Schools Consider Health Textbooks
0
Votes

Schools Consider Health Textbooks

Sex ed. curriculum clouds school board's textbook decision.

Taffy Brandt wants to make sure no Arlington parents go through what she had to. Her daughter Autumn was a student at Yorktown High School in 1987 when she got AIDS from another student. She died 10 years later.

Now Brandt fears that some lessons in Arlington’s family life education curriculum could put other students at risk. “It’s a false message to send to students that condoms are safe,” she said.

Brandt was one of 13 speakers to address school board members in response to the board’s upcoming selection of textbooks for the health and physical education department. Board members looked at the books at their Thursday, April 24, meeting, and will vote to accept or reject the recommended books May 8.

Arlington schools have not updated their health textbooks since 1993. The board is reviewing textbooks for all levels of health classes, from kindergarten through 10th grade, and most material under consideration drew no public comment. Controversy centered on the ninth grade health curriculum, specifically on the text for the family life education unit, usually referred to as sex ed.

The book, “A Teen’s Guide to Sexuality,” published by Meeks/Heit, has come under fire from some, like Brandt, who say it presents graphic images and information that will encourage students to engage in risky sexual practices.
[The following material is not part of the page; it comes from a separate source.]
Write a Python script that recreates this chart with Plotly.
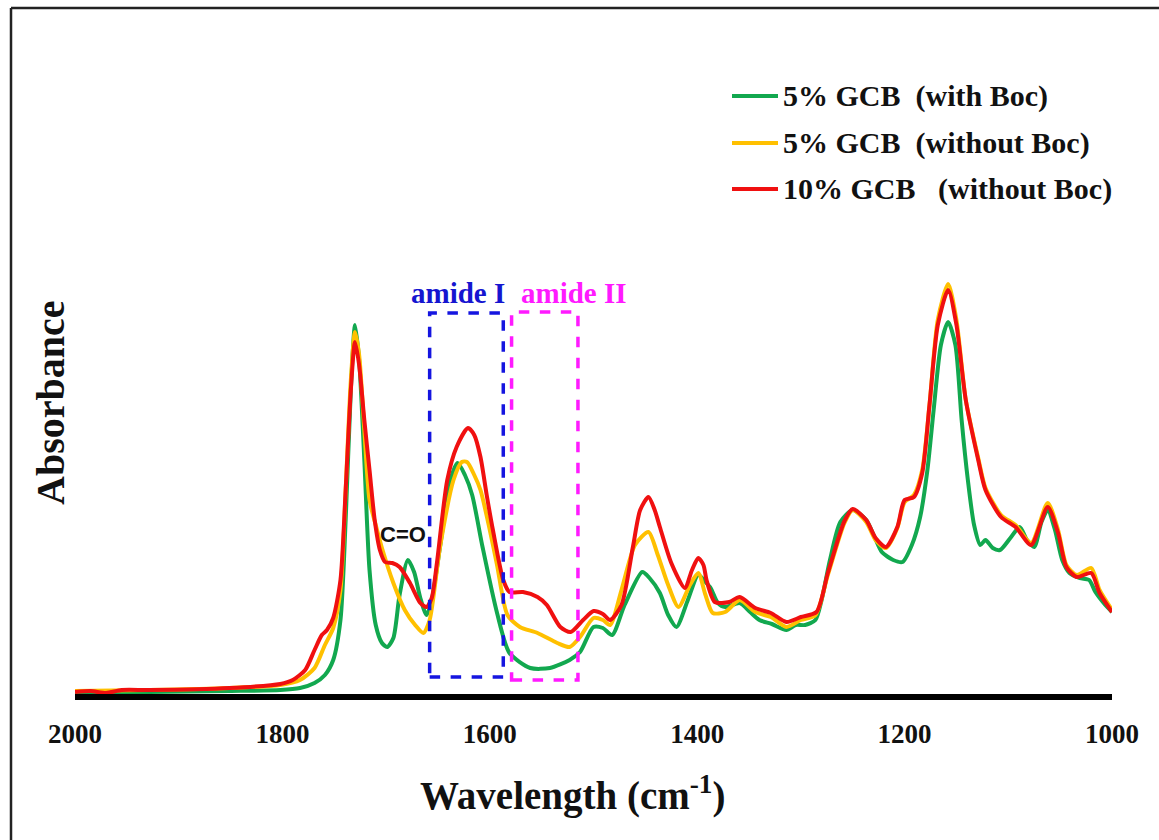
import plotly.graph_objects as go

# ---------------- data ----------------
wn_green = [2000, 1928, 1851, 1802, 1783, 1769, 1759, 1751, 1744, 1739, 1734, 1730, 1726, 1721, 1716, 1710,
            1704, 1699, 1693, 1687, 1679, 1673, 1667, 1661, 1656, 1648, 1638, 1631, 1624, 1617, 1607, 1593,
            1581, 1561, 1542, 1523, 1513, 1500, 1491, 1482, 1470, 1453, 1446, 1436, 1428, 1420, 1409, 1399,
            1392, 1387, 1380, 1373, 1359, 1349, 1340, 1328, 1314, 1305, 1296, 1286, 1280, 1272, 1262, 1250,
            1237, 1229, 1222, 1211, 1202, 1193, 1185, 1178, 1172, 1165, 1158, 1151, 1145, 1139, 1133, 1127,
            1122, 1115, 1108, 1098, 1089, 1082, 1075, 1068, 1062, 1055, 1048, 1041, 1031, 1022, 1016, 1008, 1000]
abs_green = [0.04, 0.05, 0.06, 0.07, 0.09, 0.14, 0.22, 0.37, 0.77, 1.77, 3.07, 3.72, 3.37, 2.37, 1.27, 0.72,
             0.54, 0.50, 0.59, 1.02, 1.37, 1.25, 0.99, 0.82, 0.97, 1.50, 2.17, 2.34, 2.22, 2.02, 1.50, 0.84,
             0.44, 0.29, 0.29, 0.37, 0.45, 0.70, 0.69, 0.62, 0.92, 1.25, 1.19, 1.04, 0.82, 0.70, 0.97, 1.22,
             1.15, 1.09, 0.94, 0.90, 0.94, 0.85, 0.77, 0.73, 0.67, 0.72, 0.72, 0.77, 0.97, 1.37, 1.75, 1.87,
             1.77, 1.60, 1.45, 1.37, 1.35, 1.52, 1.80, 2.27, 2.87, 3.52, 3.75, 3.52, 2.77, 2.17, 1.72, 1.52,
             1.57, 1.49, 1.47, 1.59, 1.70, 1.57, 1.50, 1.75, 1.87, 1.67, 1.37, 1.24, 1.19, 1.17, 1.05, 0.94, 0.85]

wn_orange = [2000, 1928, 1851, 1802, 1783, 1769, 1759, 1751, 1744, 1739, 1734, 1730, 1726, 1721, 1716, 1710,
             1704, 1693, 1682, 1672, 1664, 1658, 1648, 1635, 1627, 1622, 1615, 1609, 1600, 1593, 1583, 1571,
             1554, 1535, 1523, 1513, 1500, 1491, 1484, 1473, 1460, 1447, 1438, 1428, 1418, 1407, 1399, 1392,
             1385, 1373, 1359, 1344, 1329, 1314, 1300, 1286, 1274, 1258, 1250, 1237, 1228, 1218, 1207, 1200,
             1191, 1183, 1176, 1168, 1158, 1150, 1141, 1129, 1122, 1107, 1093, 1078, 1062, 1052, 1044, 1034,
             1020, 1012, 1000]
abs_orange = [0.06, 0.07, 0.09, 0.12, 0.17, 0.29, 0.52, 0.69, 1.07, 2.07, 3.17, 3.65, 3.42, 2.67, 1.97, 1.72,
              1.49, 1.14, 0.87, 0.72, 0.64, 0.77, 1.50, 2.17, 2.35, 2.35, 2.22, 2.07, 1.67, 1.32, 0.82, 0.70,
              0.64, 0.54, 0.50, 0.60, 0.79, 0.77, 0.72, 1.07, 1.52, 1.65, 1.42, 1.12, 0.90, 1.12, 1.24, 1.02,
              0.84, 0.85, 0.97, 0.85, 0.80, 0.70, 0.77, 0.82, 1.22, 1.74, 1.87, 1.75, 1.57, 1.49, 1.69, 1.95,
              2.02, 2.27, 2.92, 3.77, 4.13, 3.77, 2.97, 2.39, 2.09, 1.82, 1.72, 1.54, 1.94, 1.67, 1.32, 1.22,
              1.29, 1.07, 0.87]

wn_red = [2000, 1985, 1970, 1955, 1928, 1851, 1802, 1790, 1778, 1769, 1762, 1757, 1751, 1744, 1739, 1734, 1730,
          1726, 1721, 1716, 1711, 1706, 1701, 1694, 1687, 1677, 1667, 1661, 1656, 1651, 1641, 1632, 1621,
          1615, 1609, 1603, 1597, 1587, 1581, 1568, 1554, 1545, 1532, 1522, 1510, 1500, 1491, 1484, 1473,
          1462, 1455, 1447, 1441, 1436, 1425, 1412, 1405, 1399, 1394, 1391, 1383, 1369, 1359, 1344, 1329,
          1314, 1300, 1285, 1274, 1258, 1250, 1237, 1228, 1218, 1207, 1200, 1191, 1183, 1176, 1168, 1158,
          1150, 1141, 1129, 1122, 1107, 1093, 1078, 1062, 1052, 1044, 1034, 1020, 1012, 1000]
abs_red = [0.05, 0.06, 0.04, 0.07, 0.07, 0.09, 0.13, 0.17, 0.27, 0.47, 0.62, 0.67, 0.79, 1.17, 2.07, 3.07, 3.55,
           3.32, 2.77, 2.27, 1.77, 1.47, 1.35, 1.34, 1.30, 1.14, 0.94, 0.90, 0.99, 1.34, 2.17, 2.50, 2.69,
           2.62, 2.40, 2.02, 1.67, 1.17, 1.05, 1.05, 1.00, 0.92, 0.70, 0.65, 0.77, 0.86, 0.83, 0.77, 0.92,
           1.50, 1.87, 2.00, 1.87, 1.70, 1.34, 1.09, 1.27, 1.39, 1.32, 1.17, 0.95, 0.95, 1.00, 0.89, 0.84,
           0.75, 0.80, 0.85, 1.24, 1.76, 1.88, 1.77, 1.59, 1.50, 1.70, 1.97, 2.00, 2.24, 2.92, 3.72, 4.07,
           3.72, 2.97, 2.37, 2.07, 1.80, 1.70, 1.52, 1.90, 1.64, 1.30, 1.20, 1.24, 1.04, 0.85]

series_names = ["5% GCB\u00a0\u00a0(with Boc)", "5% GCB\u00a0\u00a0(without Boc)", "10% GCB\u00a0\u00a0\u00a0(without Boc)"]
series_colors = ["#12A84F", "#FFC000", "#F01010"]
x_ticks = [2000, 1800, 1600, 1400, 1200, 1000]

# ---------------- figure ----------------
L, R, T, B = 75, 47, 40, 146
W, H = 1159, 840
PW, PH = W - L - R, H - T - B


def px(xp):
    return (xp - L) / PW


def py(yp):
    return (H - B - yp) / PH


fig = go.Figure()
for wn, ab, name, col in zip([wn_green, wn_orange, wn_red], [abs_green, abs_orange, abs_red],
                             series_names, series_colors):
    fig.add_trace(go.Scatter(x=wn, y=ab, mode="lines", name=name,
                             line=dict(color=col, width=4, shape="spline", smoothing=0.7),
                             hoverinfo="skip", showlegend=False))

serif = "Liberation Serif, Times New Roman, serif"

shapes = []
# amide boxes
shapes.append(dict(type="rect", xref="x", yref="y", x0=1658, x1=1587, y0=0.20, y1=3.84,
                   line=dict(color="#1515E0", width=3.5, dash="dash")))
shapes.append(dict(type="rect", xref="x", yref="y", x0=1579, x1=1515, y0=0.17, y1=3.85,
                   line=dict(color="#FF1AFF", width=3.5, dash="dash")))
# outer frame (left and top edges visible)
shapes.append(dict(type="line", xref="paper", yref="paper", x0=px(11), x1=px(11), y0=py(845), y1=py(8),
                   line=dict(color="#222222", width=2.5)))
shapes.append(dict(type="line", xref="paper", yref="paper", x0=px(11), x1=px(1165), y0=py(8), y1=py(8),
                   line=dict(color="#222222", width=2.5)))

annotations = []
legend_rows = [96, 143, 189]
for name, col, yr in zip(series_names, series_colors, legend_rows):
    shapes.append(dict(type="line", xref="paper", yref="paper", x0=px(732), x1=px(778), y0=py(yr), y1=py(yr),
                       line=dict(color=col, width=4)))
    annotations.append(dict(xref="paper", yref="paper", x=px(781), y=py(yr), xanchor="left", yanchor="middle",
                            text="<b>" + name + "</b>", showarrow=False,
                            font=dict(family=serif, size=30, color="#111111")))

annotations.append(dict(xref="x", yref="y", x=1631, y=4.04, text="<b>amide I</b>", showarrow=False,
                        xanchor="center", yanchor="middle",
                        font=dict(family=serif, size=29, color="#1515D0")))
annotations.append(dict(xref="x", yref="y", x=1519, y=4.04, text="<b>amide II</b>", showarrow=False,
                        xanchor="center", yanchor="middle",
                        font=dict(family=serif, size=29, color="#FF1AFF")))
annotations.append(dict(xref="x", yref="y", x=1684, y=1.63, text="<b>C=O</b>", showarrow=False,
                        xanchor="center", yanchor="middle",
                        font=dict(family="Liberation Sans, Arial, sans-serif", size=22, color="#111111")))
annotations.append(dict(xref="paper", yref="paper", x=px(50), y=py(403), text="<b>Absorbance</b>",
                        textangle=-90, showarrow=False, xanchor="center", yanchor="middle",
                        font=dict(family=serif, size=40, color="#111111")))
annotations.append(dict(xref="paper", yref="paper", x=px(572), y=py(793),
                        text="<b>Wavelength (cm<sup>-1</sup>)</b>", showarrow=False,
                        xanchor="center", yanchor="middle",
                        font=dict(family=serif, size=39, color="#111111")))

fig.update_layout(
    width=W, height=H,
    margin=dict(l=L, r=R, t=T, b=B, pad=0),
    paper_bgcolor="white", plot_bgcolor="white",
    shapes=shapes, annotations=annotations,
    xaxis=dict(range=[2000, 1000], tickvals=x_ticks, ticktext=[str(v) for v in x_ticks],
               showgrid=False, zeroline=False, showline=True, linecolor="black", linewidth=6,
               ticks="", ticklabelstandoff=11,
               tickfont=dict(family=serif, size=27, color="#111111", weight="bold")),
    yaxis=dict(range=[0.03, 0.03 + PH / 100], showgrid=False, zeroline=False, showline=False,
               showticklabels=False, ticks=""),
    showlegend=False,
)

fig.write_html("out.html", config={"displayModeBar": False})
Lacey Fisher, a senior at Yorktown, called information in the book “inappropriate and unnecessary,” since under Virginia laws, ninth grade students are too young to have consenting sex anyway.

BUT ARGUMENTS like that don’t touch on the real issue. “Is tonight’s discussion really about textbook selection… or is it about the content in them?” asked Andrew Oatman, a representative of the Northern Virginia AIDS Ministry.

If it’s a question of content, he said, then the debate is moot. Arlington schools are required to teach the family life curriculum set forth by the state Board of Education. That curriculum emphasizes abstinence as the only completely safe sexual behavior, but requires lessons about contraception as well.

School board Chair Elaine Furlow agreed that much of Thursday’s debate focused on that curriculum rather than on the specifics of the textbook. “It is hard to divorce those two,” she said. “The textbook supports and helps to deliver the curriculum, so you can’t really draw a line to separate the two.”

Some discussion did focus on the textbooks themselves. Roxanne Stachowsi, a Yorktown junior, said the family life education course she sat through was “uninformative, inadequate and inconsistent,” while the textbook under consideration is “thorough, comprehensive and pertinent to today’s society.”

WHEN REVIEWING BOOKS to prepare a recommendation for the board, school officials considered the climate of today’s society as well.

Kathy Grove, assistant superintendent for Instruction, referred to a recent Youth Risk Behavior Survey, which showed that in Arlington, 12 percent of sixth-grade students, 19 percent of eighth-graders students, 32 percent of 10th-grade students and 52 percent of high school seniors grade twelve students are sexually active.

Debbie DeFranco, health and physical education supervisor for Arlington schools, pointed out that in an anonymous survey of ninth- and 10th-grade students, 90 percent said they wanted to learn about contraception in health class.

Officials recommended the controversial textbook because it contained a “strong abstinence message,” but also presented visual demonstrations for contraception, she said, as well as presenting consistent content that adheres to Virginia curriculum.

DeFranco said she didn’t think that graphic visuals of contraceptives would encourage students to become sexually active.

Board members welcome comments from citizens about the textbooks. On Monday Furlow said she had received only a few calls from parents, but said, “It’s encouraging that people continue to investigate and think.”